A meta-analysis of 18 studies covering over 9,000 patients found that using a bougie increased the chance of successful intubation on the first attempt by about 11% compared to other techniques. The benefit was far more dramatic in the toughest cases, where the airway is especially hard to see. In those patients, bougie use boosted first-attempt success by roughly 60%. This makes it a standard tool in emergency departments, operating rooms, and intensive care units.

Bougies in Digestive Tract Procedures

The other major use of bougies is stretching open narrowed sections of the esophagus, stomach, or intestines. These narrowings, called strictures, can develop from acid reflux, scar tissue after surgery, radiation therapy, inflammatory bowel disease, certain medications, or even cancer. When a stricture makes it difficult to swallow or blocks the passage of food, a bougie dilator can widen the opening.

Two main types of bougie dilators are used in gastroenterology. Maloney dilators are weighted, tapered rods that a clinician pushes through the narrowed area without any imaging guidance. They work by applying both outward and lengthwise force against the stricture walls. Savary-Gilliard dilators work on a similar principle but offer more precision: they slide over a thin guidewire that’s been placed through the stricture first, giving the clinician better control over the path the dilator takes. Both types come in a range of diameters so the narrowing can be stretched gradually over one or more sessions.

Materials and Design

Modern bougies are made from a variety of materials depending on their intended use. The classic airway bougie, known as the Eschmann introducer, has a polyester core with a resin coating that gives it the right balance of flexibility and stiffness. Newer designs use polyethylene, specialized fluoropolymer blends, or silicone tips for smoother insertion. Some incorporate features like hollow centers that allow oxygen to be delivered during placement.

The industry has been shifting toward single-use, disposable bougies for infection control reasons. The Eschmann introducer, originally a reusable device, is now primarily manufactured as a disposable product. Most newer airway bougies on the market are designed for one-time use. The exception tends to be more expensive specialty devices with optical components or complex construction, which are still reused after sterilization. This reflects an ongoing tension between safety (disposable is cleaner) and cost (reusable is cheaper), and hospitals make the call based on their resources and protocols.

Safety Profile

Bougies are generally considered safe when used by trained clinicians. In the large meta-analysis of airway bougie use, there was no increase in oxygen drops, cardiac arrest after intubation, or accidental placement in the esophagus compared to standard techniques. There was a slight signal that minor airway injuries like mucosal scraping may be more common with bougie use in some settings, though studies conducted in emergency departments specifically did not find airway injuries related to the device.
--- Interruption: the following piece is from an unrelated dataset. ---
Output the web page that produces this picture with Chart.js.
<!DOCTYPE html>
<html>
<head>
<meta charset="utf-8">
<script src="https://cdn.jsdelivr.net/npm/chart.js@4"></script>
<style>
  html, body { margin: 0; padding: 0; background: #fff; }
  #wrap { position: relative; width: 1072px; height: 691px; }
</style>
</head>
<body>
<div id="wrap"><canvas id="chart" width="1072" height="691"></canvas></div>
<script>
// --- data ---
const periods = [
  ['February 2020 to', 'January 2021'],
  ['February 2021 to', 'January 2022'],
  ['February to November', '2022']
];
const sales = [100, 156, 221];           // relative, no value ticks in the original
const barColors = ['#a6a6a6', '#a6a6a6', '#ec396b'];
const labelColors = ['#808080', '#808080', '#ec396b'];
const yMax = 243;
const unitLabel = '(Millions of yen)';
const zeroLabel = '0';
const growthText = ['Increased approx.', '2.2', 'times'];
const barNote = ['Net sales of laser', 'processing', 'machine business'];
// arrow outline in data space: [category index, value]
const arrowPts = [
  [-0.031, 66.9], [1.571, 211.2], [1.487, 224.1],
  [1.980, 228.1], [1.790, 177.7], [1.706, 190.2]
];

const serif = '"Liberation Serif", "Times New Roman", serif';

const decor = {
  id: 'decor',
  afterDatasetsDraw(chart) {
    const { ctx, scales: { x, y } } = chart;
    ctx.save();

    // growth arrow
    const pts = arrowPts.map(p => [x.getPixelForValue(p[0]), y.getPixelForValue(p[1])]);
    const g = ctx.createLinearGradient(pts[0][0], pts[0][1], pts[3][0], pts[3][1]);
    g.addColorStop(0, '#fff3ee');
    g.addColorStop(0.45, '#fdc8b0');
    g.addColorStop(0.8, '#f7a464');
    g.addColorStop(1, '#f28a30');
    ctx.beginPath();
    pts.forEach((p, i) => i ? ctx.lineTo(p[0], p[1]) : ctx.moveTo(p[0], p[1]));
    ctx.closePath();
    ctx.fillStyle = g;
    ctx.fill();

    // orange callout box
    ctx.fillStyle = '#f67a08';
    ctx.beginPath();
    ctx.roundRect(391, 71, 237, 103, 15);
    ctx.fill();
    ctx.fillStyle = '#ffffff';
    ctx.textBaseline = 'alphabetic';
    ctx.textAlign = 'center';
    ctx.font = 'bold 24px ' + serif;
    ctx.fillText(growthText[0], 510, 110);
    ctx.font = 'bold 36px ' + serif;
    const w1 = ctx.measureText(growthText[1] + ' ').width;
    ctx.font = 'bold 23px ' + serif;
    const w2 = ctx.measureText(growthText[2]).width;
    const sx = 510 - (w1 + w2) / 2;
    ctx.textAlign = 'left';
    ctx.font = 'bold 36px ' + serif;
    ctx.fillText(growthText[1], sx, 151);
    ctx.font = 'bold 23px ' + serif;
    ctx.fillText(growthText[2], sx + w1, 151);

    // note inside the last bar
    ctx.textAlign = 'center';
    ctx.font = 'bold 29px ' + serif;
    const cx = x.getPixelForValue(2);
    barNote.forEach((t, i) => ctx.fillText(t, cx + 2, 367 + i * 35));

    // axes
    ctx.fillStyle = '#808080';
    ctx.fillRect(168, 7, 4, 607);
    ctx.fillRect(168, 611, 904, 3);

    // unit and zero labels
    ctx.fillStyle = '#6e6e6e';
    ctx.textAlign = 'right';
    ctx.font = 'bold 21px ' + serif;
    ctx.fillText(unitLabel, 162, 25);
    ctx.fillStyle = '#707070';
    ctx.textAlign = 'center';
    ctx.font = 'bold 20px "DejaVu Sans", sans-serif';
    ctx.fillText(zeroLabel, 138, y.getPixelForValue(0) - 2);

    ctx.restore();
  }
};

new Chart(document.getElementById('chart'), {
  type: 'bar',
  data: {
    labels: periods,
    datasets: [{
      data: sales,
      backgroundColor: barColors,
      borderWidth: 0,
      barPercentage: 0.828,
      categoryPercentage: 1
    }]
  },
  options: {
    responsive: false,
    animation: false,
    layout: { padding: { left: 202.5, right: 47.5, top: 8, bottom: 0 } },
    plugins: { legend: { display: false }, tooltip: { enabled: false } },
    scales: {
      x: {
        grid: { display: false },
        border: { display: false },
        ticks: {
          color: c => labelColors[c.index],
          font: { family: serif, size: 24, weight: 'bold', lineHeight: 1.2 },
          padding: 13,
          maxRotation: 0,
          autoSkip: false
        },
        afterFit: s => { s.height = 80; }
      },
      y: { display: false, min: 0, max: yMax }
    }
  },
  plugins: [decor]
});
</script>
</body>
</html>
For digestive tract dilation, the primary risk is perforation, where the dilator pushes through the wall of the esophagus or intestine. This is rare but serious, and it’s the reason clinicians increase the diameter of dilators gradually rather than jumping to a large size. Wire-guided dilators like the Savary-Gilliard system were developed in part to reduce this risk by keeping the device on a controlled path through the narrowing.
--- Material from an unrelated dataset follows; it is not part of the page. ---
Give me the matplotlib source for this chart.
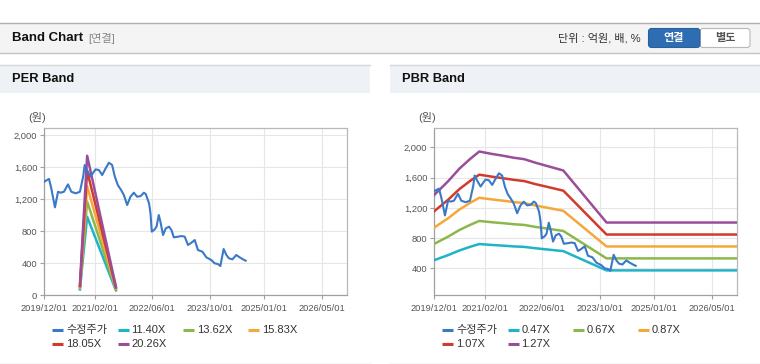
import matplotlib
matplotlib.use("Agg")
import matplotlib.pyplot as plt
import pandas as pd
from matplotlib.lines import Line2D
from matplotlib.patches import Rectangle, FancyBboxPatch
from matplotlib.ticker import FuncFormatter

plt.rcParams["font.family"] = ["Liberation Sans", "Noto Sans CJK KR"]

# adjusted close price (수정주가), shared by both panels
price_dates = [
    "2019-12-01", "2019-12-13", "2020-01-10", "2020-01-29", "2020-02-29", "2020-03-26",
    "2020-04-17", "2020-05-15", "2020-06-18", "2020-07-16", "2020-08-22", "2020-09-27",
    "2020-10-25", "2020-11-06", "2020-11-28", "2020-12-26", "2021-01-17", "2021-02-06",
    "2021-03-06", "2021-04-03", "2021-05-02", "2021-05-30", "2021-06-26", "2021-07-19",
    "2021-08-13", "2021-09-10", "2021-10-03", "2021-10-31", "2021-11-28", "2021-12-26",
    "2022-01-23", "2022-02-21", "2022-03-21", "2022-04-06", "2022-05-04", "2022-05-16",
    "2022-05-27", "2022-06-21", "2022-07-06", "2022-07-25", "2022-08-08", "2022-08-30",
    "2022-09-22", "2022-10-20", "2022-11-09", "2022-11-29", "2023-01-04", "2023-02-02",
    "2023-03-01", "2023-03-29", "2023-04-27", "2023-05-25", "2023-06-21", "2023-07-29",
    "2023-08-31", "2023-10-12", "2023-11-09", "2023-12-07", "2023-12-27", "2024-01-24",
    "2024-02-16", "2024-03-09", "2024-04-07", "2024-05-10", "2024-06-07", "2024-07-05",
    "2024-07-28",
]
price_values = [
    1420, 1433, 1455, 1337, 1100, 1295,
    1283, 1295, 1387, 1295, 1275, 1295,
    1491, 1629, 1558, 1483, 1533, 1575,
    1566, 1504, 1587, 1658, 1629, 1483,
    1379, 1316, 1254, 1129, 1233, 1283,
    1233, 1240, 1283, 1266, 1150, 1025,
    796, 825, 858, 1004, 920, 754,
    837, 858, 816, 725, 733, 741,
    733, 629, 658, 691, 566, 545,
    475, 441, 400, 391, 366, 579,
    504, 462, 450, 504, 475, 450,
    433,
]

# PER band
per_dates = ["2020-09-27", "2020-10-18", "2020-11-27", "2021-07-28"]
per_1140 = [73, 394, 982, 61]
per_1362 = [87, 470, 1173, 73]
per_1583 = [101, 547, 1364, 84]
per_1805 = [115, 624, 1555, 96]
per_2026 = [129, 700, 1745, 108]
per_labels = ["11.40X", "13.62X", "15.83X", "18.05X", "20.26X"]

# PBR band
pbr_dates = [
    "2019-12-01", "2020-03-31", "2020-06-30", "2020-09-30", "2020-12-15", "2021-03-31",
    "2021-06-30", "2021-09-30", "2021-12-31", "2022-03-31", "2022-06-30", "2022-09-30",
    "2022-11-25", "2023-11-25", "2026-12-01",
]
pbr_047 = [508, 577, 636, 685, 721, 709, 700, 690, 683, 666, 651, 636, 627, 372, 372]
pbr_067 = [724, 823, 907, 976, 1027, 1010, 998, 984, 974, 949, 929, 907, 894, 531, 531]
pbr_087 = [940, 1068, 1178, 1268, 1334, 1312, 1296, 1278, 1264, 1233, 1206, 1178, 1161, 689, 689]
pbr_107 = [1156, 1314, 1449, 1559, 1640, 1614, 1594, 1572, 1555, 1516, 1483, 1449, 1428, 847, 847]
pbr_127 = [1372, 1560, 1720, 1850, 1947, 1915, 1892, 1865, 1845, 1800, 1760, 1720, 1695, 1006, 1006]
pbr_labels = ["0.47X", "0.67X", "0.87X", "1.07X", "1.27X"]

x_ticks = ["2019-12-01", "2021-02-01", "2022-06-01", "2023-10-01", "2025-01-01", "2026-05-01"]
x_range = ["2019-12-01", "2026-12-01"]

price_color = "#3a78c8"
band_colors = ["#1fb3c6", "#8bb84c", "#f4a839", "#d23a2b", "#9a4e9a"]

W, H = 760, 364


def fx(px):
    return px / W


def fy(py):
    return 1 - py / H


def add_rect(fig, x0, y0, x1, y1, color):
    fig.add_artist(Rectangle((fx(x0), fy(y1)), fx(x1) - fx(x0), fy(y0) - fy(y1),
                             transform=fig.transFigure, facecolor=color, edgecolor="none", zorder=0))


def add_hline(fig, x0, x1, y, color, lw=1.0):
    fig.add_artist(Line2D([fx(x0), fx(x1)], [fy(y), fy(y)], transform=fig.transFigure,
                          color=color, lw=lw, zorder=1))


def draw_panel(fig, px0, px1, ax_left, title, band_dates, bands, labels, ylim, yticks):
    add_hline(fig, px0, px1, 64.5, "#d6d6d6")
    add_rect(fig, px0, 65, px1, 93, "#eef2f7")
    add_hline(fig, px0, px1, 363.5, "#d0d0d0")
    fig.text(fx(px0 + 12), fy(79.5), title, fontsize=9.3, fontweight="bold", color="#111111",
             va="center", ha="left")

    ax = fig.add_axes([fx(ax_left), fy(295.3), 302.7 / W, 167.2 / H])
    handles = []
    (h,) = ax.plot(pd.to_datetime(price_dates), price_values, color=price_color, lw=1.5,
                   zorder=4, label="수정주가")
    handles.append(h)
    bd = pd.to_datetime(band_dates)
    for vals, col, lab in zip(bands, band_colors, labels):
        (h,) = ax.plot(bd, vals, color=col, lw=1.8, zorder=3, label=lab)
        handles.append(h)

    ax.set_xlim(pd.to_datetime(x_range[0]), pd.to_datetime(x_range[1]))
    ax.set_ylim(*ylim)
    xt = pd.to_datetime(x_ticks)
    ax.set_xticks(xt)
    ax.set_xticklabels([d.strftime("%Y/%m/%d") for d in xt])
    ax.set_yticks(yticks)
    ax.yaxis.set_major_formatter(FuncFormatter(lambda v, p: f"{v:,.0f}"))
    ax.grid(True, color="#e6e6e6", lw=0.8)
    ax.set_axisbelow(True)
    for side, sp in ax.spines.items():
        sp.set_color("#b8b8b8")
        sp.set_linewidth(0.9)
    ax.spines["left"].set_color("#a0a0a0")
    ax.spines["bottom"].set_color("#a0a0a0")
    ax.tick_params(axis="both", labelsize=6.7, labelcolor="#555555", color="#a0a0a0",
                   length=3, width=0.8)
    ax.tick_params(axis="y", pad=2)
    ax.tick_params(axis="x", pad=3)

    fig.text(fx(ax_left - 16), fy(118), "(원)", fontsize=8, color="#555555",
             va="center", ha="left")

    # legend, 4 per row
    for i, h in enumerate(handles):
        col, row = i % 4, i // 4
        lx = ax_left + 8 + col * 65.2
        ly = 330 + row * 14.3
        fig.add_artist(Line2D([fx(lx), fx(lx + 11)], [fy(ly), fy(ly)], transform=fig.transFigure,
                              color=h.get_color(), lw=2.2, solid_capstyle="butt"))
        fig.text(fx(lx + 14), fy(ly), h.get_label(), fontsize=8, color="#333333",
                 va="center", ha="left")
    return ax


fig = plt.figure(figsize=(W / 100, H / 100), dpi=100)
fig.patch.set_facecolor("white")

# top header bar
add_rect(fig, 0, 23, W, 53, "#f4f4f4")
add_hline(fig, 0, W, 22.5, "#b0b0b0")
add_hline(fig, 0, W, 53, "#c4c4c4")
fig.text(fx(12), fy(38), "Band Chart", fontsize=9.5, fontweight="bold", color="#111111",
         va="center", ha="left")
fig.text(fx(88), fy(38), "[연결]", fontsize=8, color="#888888", va="center", ha="left")
fig.text(fx(641), fy(38), "단위 : 억원, 배, %", fontsize=8, color="#333333",
         va="center", ha="right")

tr = fig.dpi_scale_trans
fig.add_artist(FancyBboxPatch((700 / 100, (H - 47.5) / 100), 50 / 100, 19 / 100,
                              boxstyle="round,pad=0,rounding_size=0.03", transform=tr,
                              facecolor="white", edgecolor="#b8b8b8", lw=0.8))
fig.add_artist(FancyBboxPatch((648.5 / 100, (H - 47.5) / 100), 51.5 / 100, 19 / 100,
                              boxstyle="round,pad=0,rounding_size=0.03", transform=tr,
                              facecolor="#2f6db3", edgecolor="#2a5f9e", lw=0.8))
fig.text(fx(674), fy(38), "연결", fontsize=8, fontweight="bold", color="white",
         va="center", ha="center")
fig.text(fx(725), fy(38), "별도", fontsize=8, fontweight="bold", color="#555555",
         va="center", ha="center")

draw_panel(fig, 0, 370, 44.3, "PER Band", per_dates,
           [per_1140, per_1362, per_1583, per_1805, per_2026], per_labels,
           (0, 2091), [0, 400, 800, 1200, 1600, 2000])
draw_panel(fig, 390, 760, 434.3, "PBR Band", pbr_dates,
           [pbr_047, pbr_067, pbr_087, pbr_107, pbr_127], pbr_labels,
           (42, 2257), [400, 800, 1200, 1600, 2000])

fig.savefig("out.png", dpi=100, facecolor="white")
Why the Name Sounds Familiar

If you’ve heard “bougie” in a non-medical context, it’s the same French root word. In medicine, the term has been used since at least the 18th century for any slender instrument inserted into a body channel. Over time, the meaning has narrowed to focus on the airway and digestive applications described above. You may also hear clinicians use it as a verb (“bougie the airway”), meaning to use the device as a guide during a difficult intubation.